▶ [Do this]: Every line that holds the string "standalone" is to be identified and copied.

▶ [Excerpted records]:
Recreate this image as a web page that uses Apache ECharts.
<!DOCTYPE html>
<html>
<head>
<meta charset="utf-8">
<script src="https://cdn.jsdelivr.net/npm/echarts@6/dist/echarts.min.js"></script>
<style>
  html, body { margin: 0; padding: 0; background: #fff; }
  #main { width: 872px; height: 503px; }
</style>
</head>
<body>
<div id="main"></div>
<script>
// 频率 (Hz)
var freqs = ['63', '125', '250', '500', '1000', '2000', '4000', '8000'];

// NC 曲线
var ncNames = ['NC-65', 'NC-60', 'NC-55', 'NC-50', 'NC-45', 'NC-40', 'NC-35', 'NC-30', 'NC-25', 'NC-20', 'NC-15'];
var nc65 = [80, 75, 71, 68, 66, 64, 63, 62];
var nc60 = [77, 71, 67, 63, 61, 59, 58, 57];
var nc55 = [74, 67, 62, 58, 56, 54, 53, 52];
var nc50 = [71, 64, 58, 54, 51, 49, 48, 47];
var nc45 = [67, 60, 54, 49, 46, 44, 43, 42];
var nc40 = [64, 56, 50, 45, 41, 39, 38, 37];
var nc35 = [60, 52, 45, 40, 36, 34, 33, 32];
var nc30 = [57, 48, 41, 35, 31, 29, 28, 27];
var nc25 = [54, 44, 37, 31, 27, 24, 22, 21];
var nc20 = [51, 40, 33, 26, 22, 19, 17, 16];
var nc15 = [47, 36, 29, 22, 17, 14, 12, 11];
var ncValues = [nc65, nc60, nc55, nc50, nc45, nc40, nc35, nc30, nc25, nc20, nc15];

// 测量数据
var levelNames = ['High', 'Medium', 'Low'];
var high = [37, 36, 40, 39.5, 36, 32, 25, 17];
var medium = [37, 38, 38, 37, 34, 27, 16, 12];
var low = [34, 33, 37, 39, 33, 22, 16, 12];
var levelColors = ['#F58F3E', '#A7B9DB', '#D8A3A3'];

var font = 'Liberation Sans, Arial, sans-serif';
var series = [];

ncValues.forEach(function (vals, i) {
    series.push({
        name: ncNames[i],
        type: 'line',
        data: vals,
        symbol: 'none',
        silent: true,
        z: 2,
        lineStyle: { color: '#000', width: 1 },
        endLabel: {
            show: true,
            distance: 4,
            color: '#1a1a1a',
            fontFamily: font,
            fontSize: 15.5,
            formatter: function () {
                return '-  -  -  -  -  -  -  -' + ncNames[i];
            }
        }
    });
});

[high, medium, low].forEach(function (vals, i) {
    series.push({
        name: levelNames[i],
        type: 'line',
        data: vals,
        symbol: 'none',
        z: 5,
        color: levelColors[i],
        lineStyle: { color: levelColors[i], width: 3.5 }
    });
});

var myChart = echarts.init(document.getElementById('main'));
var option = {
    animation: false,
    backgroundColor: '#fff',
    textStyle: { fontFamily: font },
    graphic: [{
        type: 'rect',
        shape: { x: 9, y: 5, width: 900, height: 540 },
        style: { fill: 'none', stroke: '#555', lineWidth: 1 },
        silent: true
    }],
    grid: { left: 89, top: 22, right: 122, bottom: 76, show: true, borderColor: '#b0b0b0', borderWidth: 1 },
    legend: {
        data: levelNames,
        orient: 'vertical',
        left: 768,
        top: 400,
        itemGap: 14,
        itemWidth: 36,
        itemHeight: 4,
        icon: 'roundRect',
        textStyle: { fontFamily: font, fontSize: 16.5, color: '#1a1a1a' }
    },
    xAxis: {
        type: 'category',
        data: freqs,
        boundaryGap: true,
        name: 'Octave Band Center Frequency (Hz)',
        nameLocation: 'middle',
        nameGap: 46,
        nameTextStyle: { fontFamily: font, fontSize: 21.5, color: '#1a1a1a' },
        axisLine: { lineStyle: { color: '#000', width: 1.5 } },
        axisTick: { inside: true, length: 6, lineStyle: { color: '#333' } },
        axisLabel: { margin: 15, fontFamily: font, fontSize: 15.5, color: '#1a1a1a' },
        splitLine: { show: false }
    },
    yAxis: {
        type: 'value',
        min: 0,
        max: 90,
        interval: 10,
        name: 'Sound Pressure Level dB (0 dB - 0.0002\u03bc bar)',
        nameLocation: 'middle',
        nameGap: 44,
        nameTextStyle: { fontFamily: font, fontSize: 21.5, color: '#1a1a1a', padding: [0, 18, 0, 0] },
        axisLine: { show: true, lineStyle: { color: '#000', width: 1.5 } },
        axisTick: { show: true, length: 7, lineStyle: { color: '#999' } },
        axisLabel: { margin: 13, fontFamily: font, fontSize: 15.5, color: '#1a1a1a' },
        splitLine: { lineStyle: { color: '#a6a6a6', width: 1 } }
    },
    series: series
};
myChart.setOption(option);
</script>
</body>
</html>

--

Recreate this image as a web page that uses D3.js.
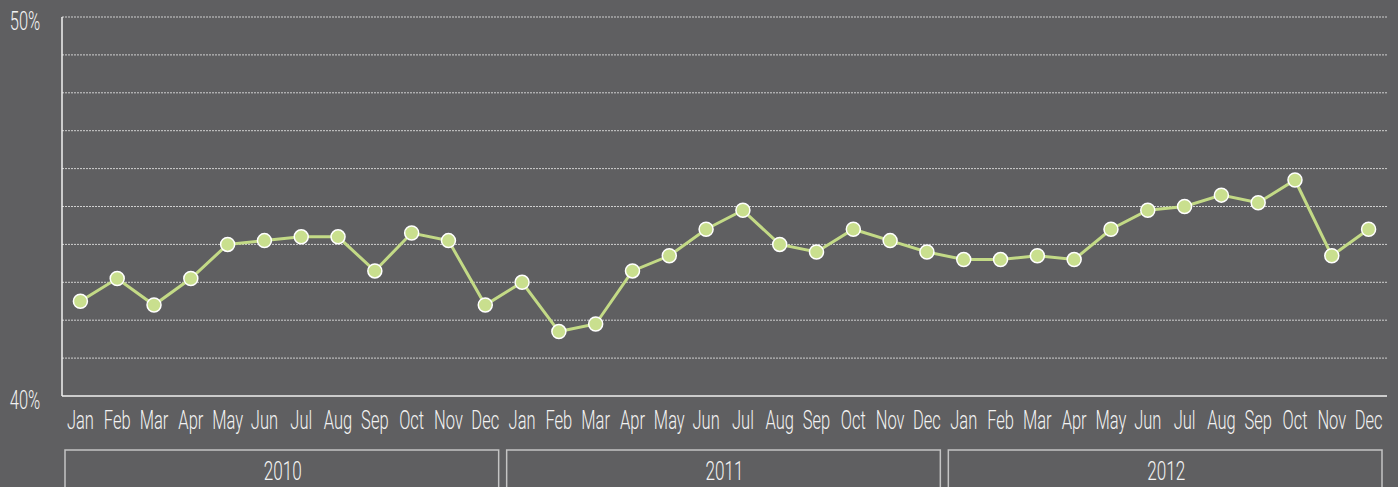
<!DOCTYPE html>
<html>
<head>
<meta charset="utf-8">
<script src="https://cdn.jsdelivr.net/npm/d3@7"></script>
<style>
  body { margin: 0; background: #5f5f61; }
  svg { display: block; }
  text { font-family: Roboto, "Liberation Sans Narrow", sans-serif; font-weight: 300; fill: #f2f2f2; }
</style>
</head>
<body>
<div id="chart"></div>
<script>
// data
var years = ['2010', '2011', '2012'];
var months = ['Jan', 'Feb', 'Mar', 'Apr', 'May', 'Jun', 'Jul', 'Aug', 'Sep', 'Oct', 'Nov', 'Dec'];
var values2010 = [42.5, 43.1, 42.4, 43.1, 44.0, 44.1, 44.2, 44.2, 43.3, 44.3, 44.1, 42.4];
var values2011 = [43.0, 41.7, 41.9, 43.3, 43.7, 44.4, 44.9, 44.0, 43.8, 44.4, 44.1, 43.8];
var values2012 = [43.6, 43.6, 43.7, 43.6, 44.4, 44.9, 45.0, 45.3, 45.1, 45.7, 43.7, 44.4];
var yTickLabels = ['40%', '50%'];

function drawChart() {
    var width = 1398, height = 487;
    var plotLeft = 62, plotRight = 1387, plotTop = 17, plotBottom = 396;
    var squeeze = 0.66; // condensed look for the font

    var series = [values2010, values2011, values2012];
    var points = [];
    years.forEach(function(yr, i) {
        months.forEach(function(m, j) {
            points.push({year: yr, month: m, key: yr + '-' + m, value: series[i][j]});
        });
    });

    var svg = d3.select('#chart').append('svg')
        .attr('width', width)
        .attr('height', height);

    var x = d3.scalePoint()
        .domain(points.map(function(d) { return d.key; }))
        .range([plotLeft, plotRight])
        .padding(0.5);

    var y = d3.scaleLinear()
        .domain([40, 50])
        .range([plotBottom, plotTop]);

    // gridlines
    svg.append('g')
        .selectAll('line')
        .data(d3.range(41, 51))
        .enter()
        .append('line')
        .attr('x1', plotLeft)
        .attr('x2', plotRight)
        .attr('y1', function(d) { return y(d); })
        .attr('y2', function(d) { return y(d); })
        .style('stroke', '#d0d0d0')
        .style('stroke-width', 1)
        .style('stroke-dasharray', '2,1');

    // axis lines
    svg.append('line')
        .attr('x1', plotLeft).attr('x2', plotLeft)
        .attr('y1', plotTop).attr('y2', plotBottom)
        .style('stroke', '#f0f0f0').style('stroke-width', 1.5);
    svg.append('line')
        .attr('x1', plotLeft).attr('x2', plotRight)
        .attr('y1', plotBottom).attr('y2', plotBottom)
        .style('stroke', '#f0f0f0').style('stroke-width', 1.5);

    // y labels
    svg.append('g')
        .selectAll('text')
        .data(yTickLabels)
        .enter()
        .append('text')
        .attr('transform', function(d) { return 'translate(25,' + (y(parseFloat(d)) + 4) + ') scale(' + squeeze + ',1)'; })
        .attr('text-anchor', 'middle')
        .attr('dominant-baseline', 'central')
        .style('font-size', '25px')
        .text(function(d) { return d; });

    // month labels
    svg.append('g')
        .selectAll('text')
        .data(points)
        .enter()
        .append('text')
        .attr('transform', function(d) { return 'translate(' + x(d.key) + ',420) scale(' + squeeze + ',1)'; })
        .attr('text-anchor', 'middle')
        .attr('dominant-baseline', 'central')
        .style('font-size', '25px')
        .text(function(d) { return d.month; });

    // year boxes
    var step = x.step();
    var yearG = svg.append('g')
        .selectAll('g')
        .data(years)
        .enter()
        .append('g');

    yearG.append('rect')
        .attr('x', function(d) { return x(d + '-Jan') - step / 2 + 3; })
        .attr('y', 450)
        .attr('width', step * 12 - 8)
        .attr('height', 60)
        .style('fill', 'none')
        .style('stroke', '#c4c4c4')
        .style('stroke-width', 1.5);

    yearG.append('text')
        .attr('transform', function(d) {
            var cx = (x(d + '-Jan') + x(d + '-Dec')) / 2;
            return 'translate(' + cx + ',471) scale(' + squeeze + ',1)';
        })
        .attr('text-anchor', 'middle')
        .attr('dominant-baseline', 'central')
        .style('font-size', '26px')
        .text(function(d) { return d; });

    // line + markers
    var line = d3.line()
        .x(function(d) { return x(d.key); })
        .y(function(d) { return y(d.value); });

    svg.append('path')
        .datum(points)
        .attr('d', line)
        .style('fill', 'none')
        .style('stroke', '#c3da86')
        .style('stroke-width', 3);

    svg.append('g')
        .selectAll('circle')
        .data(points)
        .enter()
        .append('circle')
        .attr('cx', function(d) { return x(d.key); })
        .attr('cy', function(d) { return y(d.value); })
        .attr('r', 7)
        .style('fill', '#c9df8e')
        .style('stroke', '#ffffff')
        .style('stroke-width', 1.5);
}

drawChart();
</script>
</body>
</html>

* * *

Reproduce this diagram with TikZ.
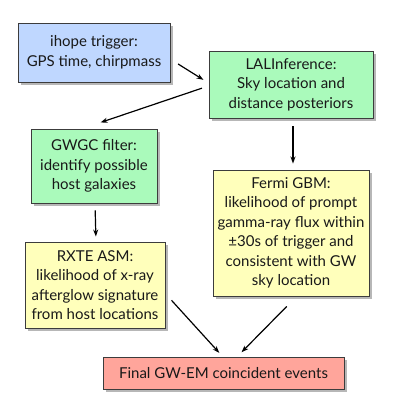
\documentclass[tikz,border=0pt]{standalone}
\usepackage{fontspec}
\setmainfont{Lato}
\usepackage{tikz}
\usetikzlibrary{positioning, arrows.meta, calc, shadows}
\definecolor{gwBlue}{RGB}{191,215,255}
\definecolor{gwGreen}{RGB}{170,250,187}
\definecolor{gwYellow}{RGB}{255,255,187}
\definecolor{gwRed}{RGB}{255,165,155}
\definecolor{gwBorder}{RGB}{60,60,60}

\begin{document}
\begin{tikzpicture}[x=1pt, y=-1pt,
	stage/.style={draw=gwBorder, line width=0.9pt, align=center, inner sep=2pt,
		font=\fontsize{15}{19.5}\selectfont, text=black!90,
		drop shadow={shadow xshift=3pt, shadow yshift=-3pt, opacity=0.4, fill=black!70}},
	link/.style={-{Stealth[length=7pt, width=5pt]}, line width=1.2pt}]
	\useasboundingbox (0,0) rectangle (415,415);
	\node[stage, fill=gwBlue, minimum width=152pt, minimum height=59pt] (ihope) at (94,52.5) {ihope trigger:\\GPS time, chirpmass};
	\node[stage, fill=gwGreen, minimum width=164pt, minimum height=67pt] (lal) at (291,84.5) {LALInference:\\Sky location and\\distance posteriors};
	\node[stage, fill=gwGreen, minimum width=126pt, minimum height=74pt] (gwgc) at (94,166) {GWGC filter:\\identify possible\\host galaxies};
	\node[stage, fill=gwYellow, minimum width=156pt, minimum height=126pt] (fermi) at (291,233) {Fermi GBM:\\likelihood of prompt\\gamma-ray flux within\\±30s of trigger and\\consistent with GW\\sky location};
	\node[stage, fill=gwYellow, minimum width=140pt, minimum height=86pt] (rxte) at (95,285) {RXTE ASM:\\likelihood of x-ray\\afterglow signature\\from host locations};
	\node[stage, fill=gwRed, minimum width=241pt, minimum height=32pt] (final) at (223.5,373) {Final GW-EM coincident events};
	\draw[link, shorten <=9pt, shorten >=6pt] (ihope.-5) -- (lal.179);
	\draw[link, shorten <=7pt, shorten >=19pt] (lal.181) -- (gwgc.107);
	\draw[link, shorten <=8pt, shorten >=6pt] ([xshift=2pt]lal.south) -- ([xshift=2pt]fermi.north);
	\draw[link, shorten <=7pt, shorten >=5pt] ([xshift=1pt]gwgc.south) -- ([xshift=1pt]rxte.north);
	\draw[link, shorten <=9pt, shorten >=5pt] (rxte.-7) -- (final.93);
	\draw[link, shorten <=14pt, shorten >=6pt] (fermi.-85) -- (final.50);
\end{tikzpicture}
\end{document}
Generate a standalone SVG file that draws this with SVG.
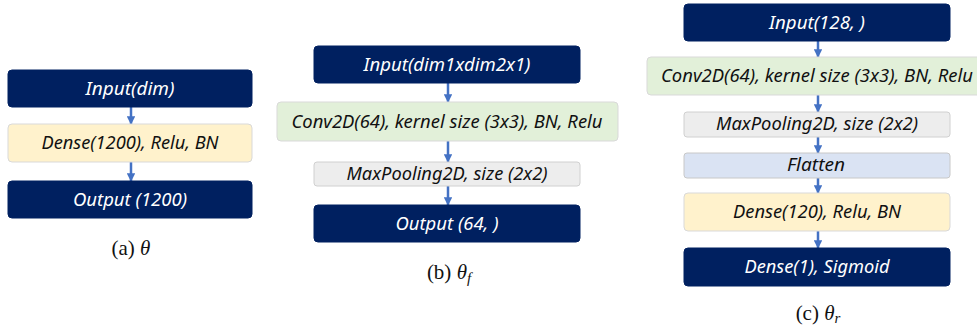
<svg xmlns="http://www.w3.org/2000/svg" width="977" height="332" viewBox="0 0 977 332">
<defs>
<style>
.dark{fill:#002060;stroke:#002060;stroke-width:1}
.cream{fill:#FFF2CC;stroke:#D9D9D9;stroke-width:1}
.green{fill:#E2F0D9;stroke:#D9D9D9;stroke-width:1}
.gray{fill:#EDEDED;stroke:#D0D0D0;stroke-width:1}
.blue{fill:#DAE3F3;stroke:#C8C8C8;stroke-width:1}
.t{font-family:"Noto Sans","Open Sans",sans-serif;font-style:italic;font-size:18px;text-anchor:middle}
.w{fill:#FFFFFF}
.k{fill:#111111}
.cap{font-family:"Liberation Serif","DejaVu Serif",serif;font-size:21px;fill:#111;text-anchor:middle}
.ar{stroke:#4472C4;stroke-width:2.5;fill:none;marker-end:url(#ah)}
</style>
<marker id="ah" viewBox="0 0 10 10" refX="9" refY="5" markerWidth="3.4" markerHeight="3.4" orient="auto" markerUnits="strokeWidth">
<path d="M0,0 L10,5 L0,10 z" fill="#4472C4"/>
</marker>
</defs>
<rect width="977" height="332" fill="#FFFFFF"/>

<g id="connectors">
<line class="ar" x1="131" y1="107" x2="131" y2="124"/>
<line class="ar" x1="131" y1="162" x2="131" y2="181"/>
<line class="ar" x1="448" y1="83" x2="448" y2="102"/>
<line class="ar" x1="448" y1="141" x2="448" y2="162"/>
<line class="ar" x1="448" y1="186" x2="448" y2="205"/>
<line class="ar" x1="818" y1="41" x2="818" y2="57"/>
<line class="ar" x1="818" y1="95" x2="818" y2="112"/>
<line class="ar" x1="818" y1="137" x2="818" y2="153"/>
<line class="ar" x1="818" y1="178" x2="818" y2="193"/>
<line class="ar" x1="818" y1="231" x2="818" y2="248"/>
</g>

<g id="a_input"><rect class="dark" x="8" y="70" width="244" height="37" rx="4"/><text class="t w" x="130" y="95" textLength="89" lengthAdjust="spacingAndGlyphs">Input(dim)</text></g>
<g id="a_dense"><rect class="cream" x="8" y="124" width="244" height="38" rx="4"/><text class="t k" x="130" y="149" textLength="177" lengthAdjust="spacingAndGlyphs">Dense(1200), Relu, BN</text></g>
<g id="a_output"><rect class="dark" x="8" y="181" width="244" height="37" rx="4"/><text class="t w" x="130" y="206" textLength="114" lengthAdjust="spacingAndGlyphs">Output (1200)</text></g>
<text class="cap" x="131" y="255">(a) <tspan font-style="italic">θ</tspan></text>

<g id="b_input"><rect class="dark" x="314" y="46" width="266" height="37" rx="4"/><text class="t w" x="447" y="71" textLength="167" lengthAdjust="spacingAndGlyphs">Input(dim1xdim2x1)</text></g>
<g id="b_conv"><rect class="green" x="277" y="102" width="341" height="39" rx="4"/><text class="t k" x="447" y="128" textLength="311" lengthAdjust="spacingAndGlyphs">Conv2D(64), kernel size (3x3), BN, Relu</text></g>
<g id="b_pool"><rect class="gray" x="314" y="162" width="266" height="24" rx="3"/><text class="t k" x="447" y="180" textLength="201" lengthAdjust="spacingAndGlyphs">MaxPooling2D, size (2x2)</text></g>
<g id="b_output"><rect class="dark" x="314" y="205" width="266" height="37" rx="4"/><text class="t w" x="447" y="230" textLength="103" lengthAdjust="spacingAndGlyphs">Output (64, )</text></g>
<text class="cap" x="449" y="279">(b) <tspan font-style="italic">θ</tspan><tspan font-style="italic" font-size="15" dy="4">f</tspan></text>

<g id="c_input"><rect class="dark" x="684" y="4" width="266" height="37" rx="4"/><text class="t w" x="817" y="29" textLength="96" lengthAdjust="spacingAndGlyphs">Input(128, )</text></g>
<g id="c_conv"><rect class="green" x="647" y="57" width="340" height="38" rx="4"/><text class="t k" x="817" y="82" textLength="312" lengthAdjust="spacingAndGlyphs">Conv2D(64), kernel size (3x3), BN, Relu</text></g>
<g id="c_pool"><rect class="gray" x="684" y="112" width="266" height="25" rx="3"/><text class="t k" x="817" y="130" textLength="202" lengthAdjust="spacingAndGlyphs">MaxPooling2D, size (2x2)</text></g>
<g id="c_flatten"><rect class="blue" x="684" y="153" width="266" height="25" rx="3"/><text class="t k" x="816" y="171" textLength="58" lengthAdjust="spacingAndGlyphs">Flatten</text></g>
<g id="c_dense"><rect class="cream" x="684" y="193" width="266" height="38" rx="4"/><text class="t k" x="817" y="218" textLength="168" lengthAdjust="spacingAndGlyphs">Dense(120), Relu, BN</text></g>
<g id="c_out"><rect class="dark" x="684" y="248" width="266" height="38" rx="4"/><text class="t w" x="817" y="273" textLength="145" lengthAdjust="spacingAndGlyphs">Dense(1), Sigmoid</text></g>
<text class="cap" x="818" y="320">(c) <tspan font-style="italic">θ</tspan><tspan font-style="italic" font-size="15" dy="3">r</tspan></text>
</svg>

▶ [The output]:
\documentclass[tikz,border=0pt]{standalone}
Generate a standalone SVG file that draws this with SVG.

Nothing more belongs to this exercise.